Something that was presented initially as a big deal is swept under the rug, personally, I wanted more, however, I realise how it’s a bigger part of the conversation surrounding rape. It’s not about what people need to do to prevent rape; rape occurs because of the rapist at the end of the day. The majority of the episode focuses on family dynamics, relationships and expectations. It is clear from how her family is presented that her view on relationships has been skewed and the expectations she has held of her father have been unrealistic, but the strength of her mother allows her to be strong and continue healing. This episode is primarily about confronting the things that have hurt us and letting go of the pain; something that is done so beautifully through the conversations Arabella has with her loved ones.
Arabella is the picture of total failure as she sits on a toilet wearing an odd hat with a book in her hand, begging another writer to help her out. Things only get worse when she is dropped by her publishing house and agents, therefore, leaving her in great debt. She hits rock bottom and is forced to redirect, and with the help from an unexpected source (Zain), she is able to get her story back on track. It becomes clear that the story Arabella is writing, is her own, but how it will end is left for the final episode.
The final episode is an exploration of all the possible endings that Arabella contemplates putting into her book. This fantasy-like episode sees things take a turn for the worst, justice brought on and moving on symbolised. In the very end, there is a resolve for our main crew and after the emotional ride, honestly, they deserve it. I dare not say much because this episode cannot be summarised like the rest, it can only be experienced. It is a testament to the creativity of Coel and all those that believed in her vision. The writing is sublime and each scenario we encounter tells us a little about what justice can look like in the eyes of a victim, but overall what healing can look for that same person.
The soundtrack is one of the many features that strengthens this already brilliant production. It’s safe to say that we are provided bops on top of bops, and for the most part, the music is London centric. The characters we are presented are most likely listening to the music that plays to the backdrop of their lives.
Hair, costume and makeup are executed very well in the show and they corelate with representation. Black beauty is normalised and the different facets Black women come in are represented. There’s no othering when it comes to the different hairstyles, the use of wigs or a fascination around hair in general, which I’m sure other Black audience members loved. The fits that we see Kwame in are wonderful and really show what it’s like to be dripped out and fashionable in your own way.
Despite the seriousness of the themes presented, I May Destroy You is capable of making you laugh and not making you feel bad for it. I’ve always admired Coel’s writing skills, especially when it comes to comedy – I mean have you seen Chewing Gum?!

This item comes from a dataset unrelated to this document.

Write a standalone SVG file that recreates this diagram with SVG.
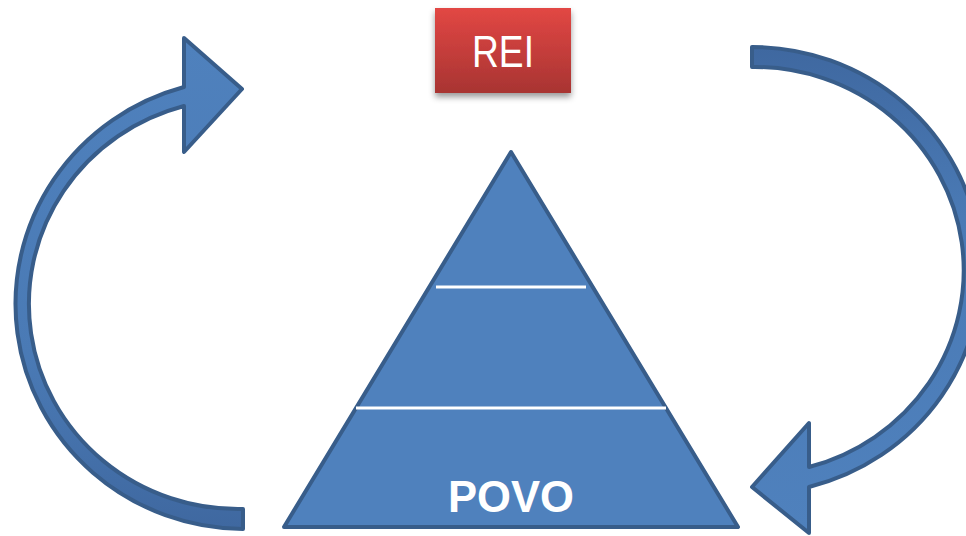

The best of her comedy writing talents are gauged through the brilliant one liners in each episode, so I thought I’d share a few of my favourites:
- “They’re gonna play Hamilton!” – Arabella on drugs, in an Italian nightclub.
- “He’s an Italian drug lord.” – Terry to the officers handling Arabella’s case.
- “You’re Black!” – Arabella meeting Susy Henny for the first time.
- “Are we boyfriend and girlfriend…could you say yes?” – Arabella to Biagio when she is saying goodbye to him.
- “Would you like to come back to mine?” – Arabella to Zain (one of her rapists), in the moment it felt like a trick question.
This is probably the best drama series I’ve watched all year. Not only does each episode have great rewatch value, but there is a conversation which it generates that I haven’t been able to stop talking about. Michaela Coel goes above and beyond with this story; it is powerful in its writing and represents black millennials in such a free-spirited and moving way. There is a combination of seriousness and humour that she gets right and this helps create the iconic moments of the series. As a show it feels like having a mirror put up in front of you and seeing fragments of your world being reflected as the content is relatable – work struggles, the volatile dating culture, grey encounters etc. The overarching message is that we are all capable of being victims and there is no one way to react, but overall there is more to our stories than just the worst parts, all the moments that intertwine matter and we should be proud of every aspect to our stories.
The fact that this story had to end is the greatest shame of it all. Season after season, I would happily follow the lives of these brilliant characters brought to life by even more amazing actors, but I understand that good things come to an end, and if this is the end, I am satisfied. As a show it has been brilliant in depicting Blackness and just how normal and complex life can be for Black people, something which a lot of shows neglect when they solely focus on stereotypes to depict Black people. It’s a marvellous show and Michaela Coel deserves all the flowers for bringing this amazing story to our screens and providing us with many talking points for the rest of the year.